The laughs keep coming in Jefferson’s film but beneath the comedy is a bitter truth, something that Jefferson has in common with Monk. Transitioning from TV scribe to feature filmmaker is not Jefferson’s first career turn. He began as a journalist and discovered that the color of his skin often dictated his assignments.

“The underlying message when you relegate Black stories, quote-unquote Black stories to being ones about slavery, or violence, or gangs or drugs are all of these things that we understand to be stereotypes. When you limit Black life to those kinds of stories, it suggests an inability to see Black people as complex and layered and nuanced human beings,” Jefferson said during an October visit to the Bay Area to screen American Fiction at the Mill Valley Film Festival and accept MVFF’s Breakthrough Directing Award.

 “It’s an inability to see Black life as being a life that is similar to yours,” he added. “It’s an inability to understand Black people as being the same as you. To me, that was painful and it was like, “Well, is this really the best that we have to offer?”  

Not that transitioning to television and screenwriting has been without its challenges. Jefferson has turned in scripts with Black characters, only to get back notes from executives and producers, saying the script needed to be “Blacker” and asking why the characters aren’t “Blacker.”

“The best way to shut that down is to ask, ‘What does ‘Blacker’ mean?’” Jefferson says. “’When you say, make this character ‘Blacker,’ what does that mean to you?’ They don’t respond because they know they are about to put their foot in their mouth, hugely.
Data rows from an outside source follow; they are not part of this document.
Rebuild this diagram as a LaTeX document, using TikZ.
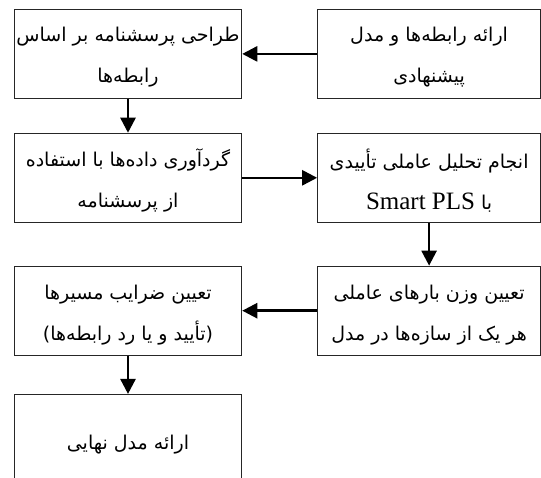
\documentclass[tikz,border=0pt]{standalone}
\usepackage{fontspec}
\usetikzlibrary{arrows.meta}
\TeXXeTstate=1
\newfontfamily\arabicfont[Script=Arabic]{DejaVu Sans}
\newfontfamily\latinserif{Liberation Serif}
\tikzset{
  box/.style={draw=black!85, line width=1.1pt, rectangle, minimum height=89pt, inner sep=0pt},
  leftbox/.style={box, minimum width=227.4pt},
  rightbox/.style={box, minimum width=222.8pt},
  txt/.style={inner sep=0pt, align=center, font=\arabicfont\fontsize{19}{41}\selectfont},
  flow/.style={line width=2.5pt, -{Triangle[length=15pt,width=15pt]}}
}
\begin{document}
\begin{tikzpicture}[x=1pt,y=1pt]
\useasboundingbox (0,0) rectangle (541,477);
\fill[white] (0,0) rectangle (541,477);
\clip (0,0) rectangle (541,477);
\node[leftbox] (b1) at (128,423.1) {};
\node[rightbox] (b2) at (429.1,423.1) {};
\node[leftbox] (b3) at (128,299.2) {};
\node[rightbox] (b4) at (429.1,299.2) {};
\node[rightbox] (b5) at (429.1,166.3) {};
\node[leftbox] (b6) at (128,166.3) {};
\node[leftbox] (b7) at (128,38) {};
\node[txt] (t1) at ([yshift=-3pt]b1.center) {\beginR طراحی پرسشنامه بر اساس\endR\\\beginR رابطه‌ها\endR};
\node[txt] (t2) at ([yshift=-3pt]b2.center) {\beginR ارائه رابطه‌ها و مدل\endR\\\beginR پیشنهادی\endR};
\node[txt] (t3) at ([yshift=-3pt]b3.center) {\beginR گردآوری داده‌ها با استفاده\endR\\\beginR از پرسشنامه\endR};
\node[txt] (t4) at ([yshift=-3pt]b4.center) {\beginR انجام تحلیل عاملی تأییدی\endR\\\beginR با {\latinserif\fontsize{25}{41}\selectfont\beginL Smart PLS\endL}\endR};
\node[txt] (t5) at ([yshift=-4pt]b5.center) {\beginR تعیین وزن بارهای عاملی\endR\\\beginR هر یک از سازه‌ها در مدل\endR};
\node[txt] (t6) at ([yshift=-4pt]b6.center) {\beginR تعیین ضرایب مسیرها\endR\\\beginR (تأیید و یا رد رابطه‌ها)\endR};
\node[txt] (t7) at ([yshift=-6pt]b7.center) {\beginR ارائه مدل نهایی\endR};
\draw[flow] (b2.west) -- (b1.east);
\draw[flow] (b1.south) -- (b3.north);
\draw[flow] (b3.east) -- (b4.west);
\draw[flow] (b4.south) -- (b5.north);
\draw[flow] (b5.west) -- (b6.east);
\draw[flow] (b6.south) -- (b7.north);
\end{tikzpicture}
\end{document}
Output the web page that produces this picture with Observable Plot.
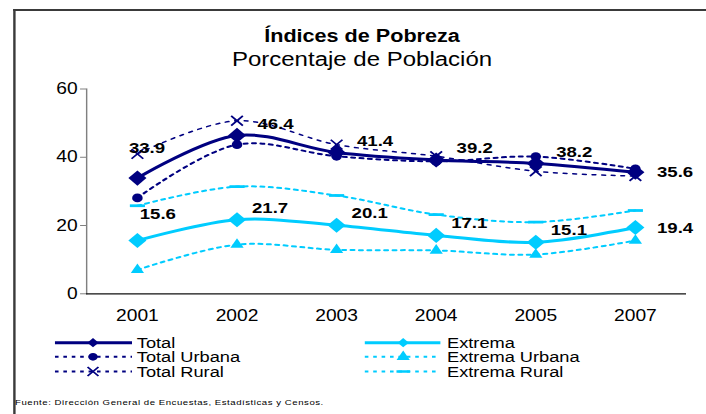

“There’s far more to Black life than moments of tragedy and difficulty. Focusing on them constantly I think reinforces the idea that, ‘Their lives are different from mine and their lives are just full of misery and sadness.’ It feels almost like people want to create a spectacle as opposed to an actual story about what it is to be a human being.”

Cord Jefferson. Photo by Claire Folger/Orion Releasing LLC

Jefferson became a fan of Jeffrey Wright when he caught his Emmy-winning turn in Mike Nichols’ 2003 miniseries adaptation of Tony Kushner’s 1993 plays Angels in America: Millennium Approaches and Angels in America: Perestroika (for which Wright also won a Tony Award). It pains him that the actor so often has been relegated to the role of sidekick, such as Gotham City Police Commissioner Jim Gordon to Batman and CIA Agent Felix Leiter to James Bond. When Jefferson began reading Erasure, it was Wright’s voice he heard in his head and the person he saw in the role when he envisioned making a movie out of the book.

Wright was the first person he showed his screenplay to, hoping that a performer who collaborates with auteurs like Nichols and Christopher Nolan and Wes Anderson might entertain working with a newbie director. “The fact that he was willing to take a risk on me, having never written a movie or directed anything, jumping aboard and saying, ‘OK, I’m trusting you in this process,’ that says a lot,” Jefferson said. “I don’t know that there are a lot of actors in his position who take these kinds of risks, because he doesn’t have to.

“That he did made everything easier. The financiers came up with more money. Other actors were interested because they wanted to work with Jeffrey Wright. The whole movie started to feel real in a way that didn’t feel real before. His willingness to take a risk means the world to me.”

Jefferson credits part of his success to resilience and an ability to persevere despite rejection. To him, that goes hand in hand with a creative life, a willingness to forge ahead and keep creating even in the face of a chorus of “nos.” Certainly, the payoff for him has been huge.

“When the producers greenlit this movie and told me they were going to make it, I started crying in the meeting because I had been told no over and over again,” Jefferson said. “I had been rejected so much that eventually I started thinking, ‘I don’t know if I’m ever going to get anything made on my own.’ Eventually, it worked out, but it took a lot. It was an uphill battle.”

American Fiction opens in Bay Area theaters Fri/22.